The Democrat-controlled Assembly has proposed legislation it says would “reform” the groups that issue the bonds, industrial development agencies, by forcing transparency measures and asking organizations that receive the bonds to pay union wages.
The Bloomberg administration and other advocates are opposing the push to force union wages, which they said would raise the cost of construction projects by about 40% in New York City.
They rallied yesterday in Albany to urge an end to the stalemate.
The private schools that have received the bonds since 2002, such as Chapin, Riverdale Country, and Birch Wathen Lenox, have used them to finance multimillion-dollar projects ranging from renovations to expansions to new underground gymnasiums.
The executive director of the New York City IDA, Maureen Babis, said private schools are in a particularly tough spot because of the tumbling auction-rate bond market, on which many relied as an alternate means of financing.
The cost of private school IDA bonds to the city depends on the project. A project by the Spence School on the Upper East Side saved bond purchasers $84,000 in city taxes over the last two fiscal years, city records show. Spence recently completed renovations on a new lower school building on East 93rd Street, and just last month it announced intentions for another expansion, the New York Times reported.
A project by the Ethical Culture Fieldston School registered $690,000 in savings over the same two-year period, while the Grace Church School in Greenwich Village saved $139,000, city records show.
The head of school at Grace Church, George Davison, said the assistance helped his school contribute to Greenwich Village. Local athletic leagues regularly use the school’s new underground gymnasium, and the expansion means that the school has hired more staff, Mr. Davison said.

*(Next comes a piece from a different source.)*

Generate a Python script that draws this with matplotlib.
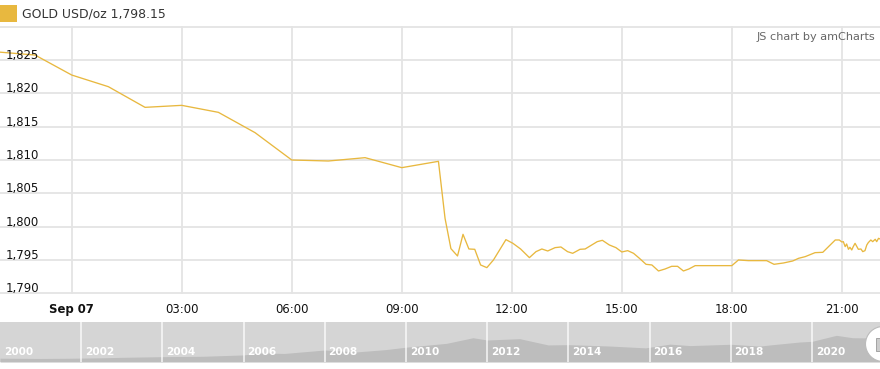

Told of the gymnasium project, a Democratic assemblyman of Buffalo, Sam Hoyt, who is leading the effort to change the financing system, said: “God bless them for doing it.”
Mr. Hoyt said his legislation would not prohibit private schools or any nonprofits from receiving bonds altogether. But he said that if political expediency were not an issue, he would ban nonprofits from receiving the bonds.
Ideally, he said, bonds issued by IDAs should target only industrial development. Other groups, such as nonprofits, could seek other means of financing, he said.
“It’s not true to the original intent, which was creating jobs, new industries in our community,” Mr. Hoyt said.